IANA administers several uniform agreements governing certain intermodal services. In addition, in the course of its activities, IANA will be considering technical and operational standards, and the development of electronic data interchange that will improve the efficiency, safety and competitiveness of intermodal participants. Such standard-setting activity is permitted by the antitrust laws, which recognize that developing standards is an important and legitimate function of trade associations. By eliminating unnecessary incompatibility of products and services, or improving the safety and efficiency of equipment, standards can benefit both the providers and the users of those products and services.
Standards must, however, be developed and implemented carefully to assure their compliance with the antitrust laws. In particular, standards should:
- be advantageous to those who adopt them and their customers. Standards should not be adopted unless they will improve safety, or efficiency, reduce costs or the like;
- be voluntary. There should never be any agreement or pressure to influence individual companies to adhere to uniform standards; rather, each company should be free to decide on its own whether to adopt or reject the standard;
be set in a process which is fair, open, and representative:
- not arbitrarily exclude competitors or reduce output in a market; and
- focus on technical and operational factors and avoid unnecessarily addressing commercial factors. If companies compete on the basis of a difference that will be eliminated by a standard, the standard should be reviewed closely by antitrust counsel before it is adopted.
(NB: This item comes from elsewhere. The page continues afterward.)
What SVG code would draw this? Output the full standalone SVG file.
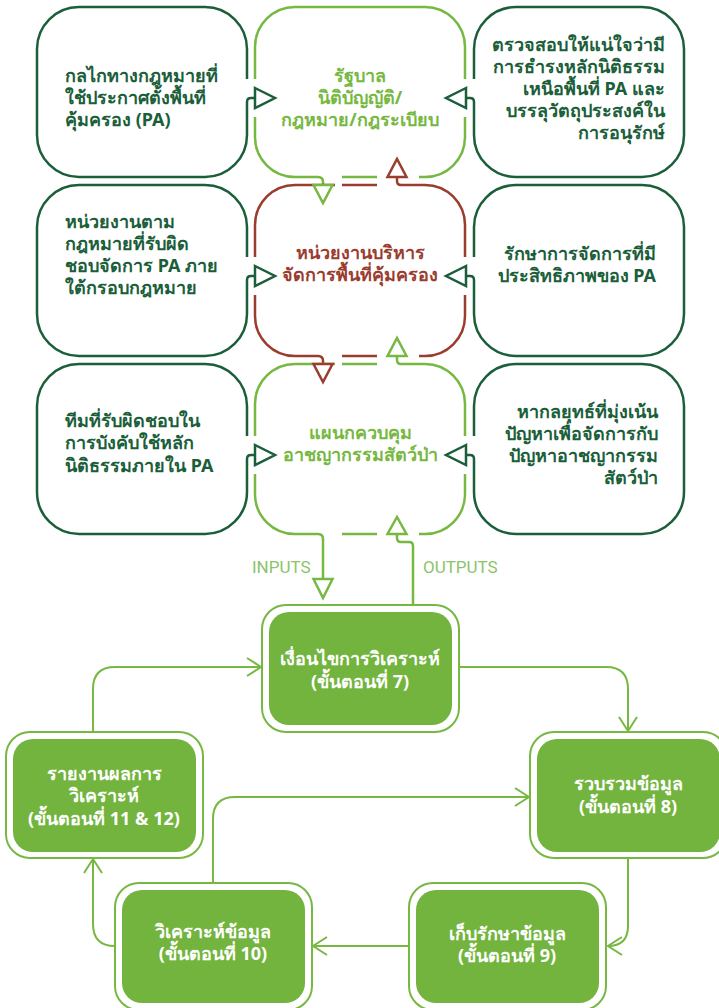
<svg xmlns="http://www.w3.org/2000/svg" width="719" height="1008" viewBox="0 0 719 1008">
<defs>
<style>
.dk{fill:none;stroke:#1b5e3a;stroke-width:2.5}
.lg{fill:none;stroke:#77b843;stroke-width:2.5}
.br{fill:none;stroke:#9a3d2f;stroke-width:2.5}
.tdk{fill:#fff;stroke:#1b5e3a;stroke-width:2.5}
.tlg{fill:#fff;stroke:#77b843;stroke-width:2.5}
.tbr{fill:#fff;stroke:#9a3d2f;stroke-width:2.5}
.t{font-family:"Noto Sans","DejaVu Sans",sans-serif;font-weight:700;font-size:18px}
.cdk{fill:#1b5e3a}
.clg{fill:#77b843}
.cbr{fill:#9a3d2f}
.cw{fill:#fff}
.lab{font-family:Roboto,"Liberation Sans",sans-serif;font-size:17px;fill:#8cc46a}
.ring{fill:#fff;stroke:#77b843;stroke-width:2}
.fill{fill:#72b43e}
.cn{fill:none;stroke:#77b843;stroke-width:2}
</style>
<marker id="chev" markerUnits="userSpaceOnUse" markerWidth="20" markerHeight="22" refX="15" refY="10" orient="auto" overflow="visible">
<path d="M1,1 L15,10 L1,19" fill="none" stroke="#77b843" stroke-width="2"/>
</marker>
</defs>

<g id="left-1">
<path class="dk" d="M247,79 V49 A42,42 0 0 0 205,7 H79 A42,42 0 0 0 37,49 V135 A42,42 0 0 0 79,177 H205 A42,42 0 0 0 247,135 V102 Q247,98 251,98 H255"/>
<path class="tdk" d="M255,88 L275,98 L255,108 Z"/>
<text class="t cdk"><tspan x="65" y="82">กลไกทางกฎหมายที่</tspan><tspan x="65" y="104">ใช้ประกาศตั้งพื้นที่</tspan><tspan x="65" y="126">คุ้มครอง (PA)</tspan></text>
</g>
<g id="right-1">
<path class="dk" d="M474,79 V49 A42,42 0 0 1 516,7 H642 A42,42 0 0 1 684,49 V135 A42,42 0 0 1 642,177 H516 A42,42 0 0 1 474,135 V102 Q474,98 470,98 H466"/>
<path class="tdk" d="M466,88 L446,98 L466,108 Z"/>
<text class="t cdk" text-anchor="end"><tspan x="665" y="51">ตรวจสอบให้แน่ใจว่ามี</tspan><tspan x="665" y="73">การธำรงหลักนิติธรรม</tspan><tspan x="665" y="95">เหนือพื้นที่ PA และ</tspan><tspan x="665" y="117">บรรลุวัตถุประสงค์ใน</tspan><tspan x="665" y="139">การอนุรักษ์</tspan></text>
</g>
<g id="left-2">
<path class="dk" d="M247,257 V227 A42,42 0 0 0 205,185 H79 A42,42 0 0 0 37,227 V314 A42,42 0 0 0 79,356 H205 A42,42 0 0 0 247,314 V280 Q247,276 251,276 H255"/>
<path class="tdk" d="M255,266 L275,276 L255,286 Z"/>
<text class="t cdk"><tspan x="65" y="228">หน่วยงานตาม</tspan><tspan x="65" y="250">กฎหมายที่รับผิด</tspan><tspan x="65" y="272">ชอบจัดการ PA ภาย</tspan><tspan x="65" y="294">ใต้กรอบกฎหมาย</tspan></text>
</g>
<g id="right-2">
<path class="dk" d="M474,257 V227 A42,42 0 0 1 516,185 H642 A42,42 0 0 1 684,227 V314 A42,42 0 0 1 642,356 H516 A42,42 0 0 1 474,314 V280 Q474,276 470,276 H466"/>
<path class="tdk" d="M466,266 L446,276 L466,286 Z"/>
<text class="t cdk" text-anchor="end"><tspan x="656" y="260">รักษาการจัดการที่มี</tspan><tspan x="656" y="282">ประสิทธิภาพของ PA</tspan></text>
</g>
<g id="left-3">
<path class="dk" d="M247,436 V406 A42,42 0 0 0 205,364 H79 A42,42 0 0 0 37,406 V492 A42,42 0 0 0 79,534 H205 A42,42 0 0 0 247,492 V459 Q247,455 251,455 H255"/>
<path class="tdk" d="M255,445 L275,455 L255,465 Z"/>
<text class="t cdk"><tspan x="65" y="427">ทีมที่รับผิดชอบใน</tspan><tspan x="65" y="449">การบังคับใช้หลัก</tspan><tspan x="65" y="472">นิติธรรมภายใน PA</tspan></text>
</g>
<g id="right-3">
<path class="dk" d="M474,436 V406 A42,42 0 0 1 516,364 H642 A42,42 0 0 1 684,406 V492 A42,42 0 0 1 642,534 H516 A42,42 0 0 1 474,492 V459 Q474,455 470,455 H466"/>
<path class="tdk" d="M466,445 L446,455 L466,465 Z"/>
<text class="t cdk" text-anchor="end"><tspan x="658" y="418">หากลยุทธ์ที่มุ่งเน้น</tspan><tspan x="658" y="440">ปัญหาเพื่อจัดการกับ</tspan><tspan x="658" y="462">ปัญหาอาชญากรรม</tspan><tspan x="658" y="484">สัตว์ป่า</tspan></text>
</g>

<g id="center-1">
<path class="lg" d="M255,79 V47 A40,40 0 0 1 295,7 H425 A40,40 0 0 1 465,47 V79"/>
<path class="lg" d="M255,117 V137 A40,40 0 0 0 295,177 H318 Q323,177 323,182 V185"/>
<path class="lg" d="M342,177 H377"/>
<path class="lg" d="M465,117 V137 A40,40 0 0 1 425,177 H419"/>
<text class="t clg" text-anchor="middle"><tspan x="360" y="82">รัฐบาล</tspan><tspan x="360" y="104">นิติบัญญัติ/</tspan><tspan x="360" y="126">กฎหมาย/กฎระเบียบ</tspan></text>
</g>
<g id="center-2">
<path class="br" d="M255,257 V225 A40,40 0 0 1 295,185 H335"/>
<path class="br" d="M342,185 H377"/>
<path class="br" d="M397,177 V181 Q397,185 401,185 H425 A40,40 0 0 1 465,225 V257"/>
<path class="br" d="M255,295 V316 A40,40 0 0 0 295,356 H318 Q323,356 323,361 V364"/>
<path class="br" d="M342,356 H377"/>
<path class="br" d="M465,295 V316 A40,40 0 0 1 425,356 H419"/>
<text class="t cbr" text-anchor="middle"><tspan x="360" y="259">หน่วยงานบริหาร</tspan><tspan x="360" y="281">จัดการพื้นที่คุ้มครอง</tspan></text>
</g>
<g id="center-3">
<path class="lg" d="M255,436 V404 A40,40 0 0 1 295,364 H335"/>
<path class="lg" d="M342,364 H377"/>
<path class="lg" d="M397,356 V360 Q397,364 401,364 H425 A40,40 0 0 1 465,404 V436"/>
<path class="lg" d="M255,474 V494 A40,40 0 0 0 295,534 H318 Q323,534 323,539 V579"/>
<path class="lg" d="M342,534 H377"/>
<path class="lg" d="M465,474 V494 A40,40 0 0 1 425,534 H419"/>
<path class="lg" d="M397,534 V538 Q397,542 401,542 H409 Q413,542 413,546 V605"/>
<text class="t clg" text-anchor="middle"><tspan x="360" y="439">แผนกควบคุม</tspan><tspan x="360" y="461">อาชญากรรมสัตว์ป่า</tspan></text>
</g>
<g id="center-arrows">
<path class="tlg" d="M313.5,185 L332.5,185 L323,203 Z"/>
<path class="tbr" d="M387.5,177 L406.5,177 L397,159 Z"/>
<path class="tbr" d="M313.5,364 L332.5,364 L323,382 Z"/>
<path class="tlg" d="M387.5,356 L406.5,356 L397,338 Z"/>
<path class="tlg" d="M313.5,579 L332.5,579 L323,598 Z"/>
<path class="tlg" d="M387.5,534 L406.5,534 L397,517 Z"/>
</g>
<text class="lab" x="252" y="573">INPUTS</text>
<text class="lab" x="423" y="573">OUTPUTS</text>

<g id="connectors">
<path class="cn" d="M93,732 V689 Q93,667 115,667 H261" marker-end="url(#chev)"/>
<path class="cn" d="M459,667 H606 Q628,667 628,689 V731" marker-end="url(#chev)"/>
<path class="cn" d="M628,858 V926 Q628,946 608,946" marker-end="url(#chev)"/>
<path class="cn" d="M409,946 H313" marker-end="url(#chev)"/>
<path class="cn" d="M115,946 Q93,946 93,924 V859" marker-end="url(#chev)"/>
<path class="cn" d="M213,883 V819 Q213,797 235,797 H529" marker-end="url(#chev)"/>
</g>

<g id="step-7">
<rect class="ring" x="262" y="605" width="197" height="127" rx="24"/>
<rect class="fill" x="269" y="612" width="183" height="113" rx="20"/>
<text class="t cw" text-anchor="middle"><tspan x="360" y="665">เงื่อนไขการวิเคราะห์</tspan><tspan x="360" y="688">(ขั้นตอนที่ 7)</tspan></text>
</g>
<g id="step-8">
<rect class="ring" x="530" y="732" width="197" height="126" rx="24"/>
<rect class="fill" x="537" y="739" width="183" height="113" rx="20"/>
<text class="t cw" text-anchor="middle"><tspan x="628" y="790">รวบรวมข้อมูล</tspan><tspan x="628" y="813">(ขั้นตอนที่ 8)</tspan></text>
</g>
<g id="step-9">
<rect class="ring" x="409" y="883" width="197" height="127" rx="24"/>
<rect class="fill" x="416" y="890" width="183" height="113" rx="20"/>
<text class="t cw" text-anchor="middle"><tspan x="507" y="940">เก็บรักษาข้อมูล</tspan><tspan x="507" y="962">(ขั้นตอนที่ 9)</tspan></text>
</g>
<g id="step-10">
<rect class="ring" x="115" y="883" width="197" height="127" rx="24"/>
<rect class="fill" x="122" y="890" width="183" height="113" rx="20"/>
<text class="t cw" text-anchor="middle"><tspan x="213" y="938">วิเคราะห์ข้อมูล</tspan><tspan x="213" y="960">(ขั้นตอนที่ 10)</tspan></text>
</g>
<g id="step-11-12">
<rect class="ring" x="6" y="732" width="197" height="126" rx="24"/>
<rect class="fill" x="13" y="739" width="183" height="113" rx="20"/>
<text class="t cw" text-anchor="middle"><tspan x="104" y="780">รายงานผลการ</tspan><tspan x="104" y="802">วิเคราะห์</tspan><tspan x="104" y="825">(ขั้นตอนที่ 11 &amp; 12)</tspan></text>
</g>
</svg>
Exemptions from the Antitrust Laws
There are immunities from and exemptions to the antitrust laws which may apply in some circumstances to activities of IANA and its members. The antitrust laws do not, for example, prohibit:
- good faith efforts to seek action from any branch of the government:
- activities which are specifically exempted from the antitrust laws by statute; for example, activities under agreements approved by the Federal Maritime Commission and immunized from antitrust liability by the Shipping Act of 1984:
- intrastate activities undertaken pursuant to a clearly articulated state policy to replace competition with regulation, and which are actively supervised by the state.
Antitrust exemptions can be narrowly construed, and their application to specific conduct generally raises significant questions of law and fact. Therefore, if activity is of the type to raise antitrust concerns, it should never be simply assumed that an exemption applies. Rather, the issue should be raised with counsel.
These guidelines should make you aware of the antitrust "danger zones.” If they are understood and adhered to, the legitimate business of IANA can be conducted with a minimum of antitrust risk.
These guidelines cannot, however, cover every issue that may arise; nor can they be taken as advice that any specific conduct does or does not violate the antitrust laws. You should advise IANA’s counsel or your company’s counsel whenever you have any questions concerning compliance with the antitrust laws in connection with IANA matters.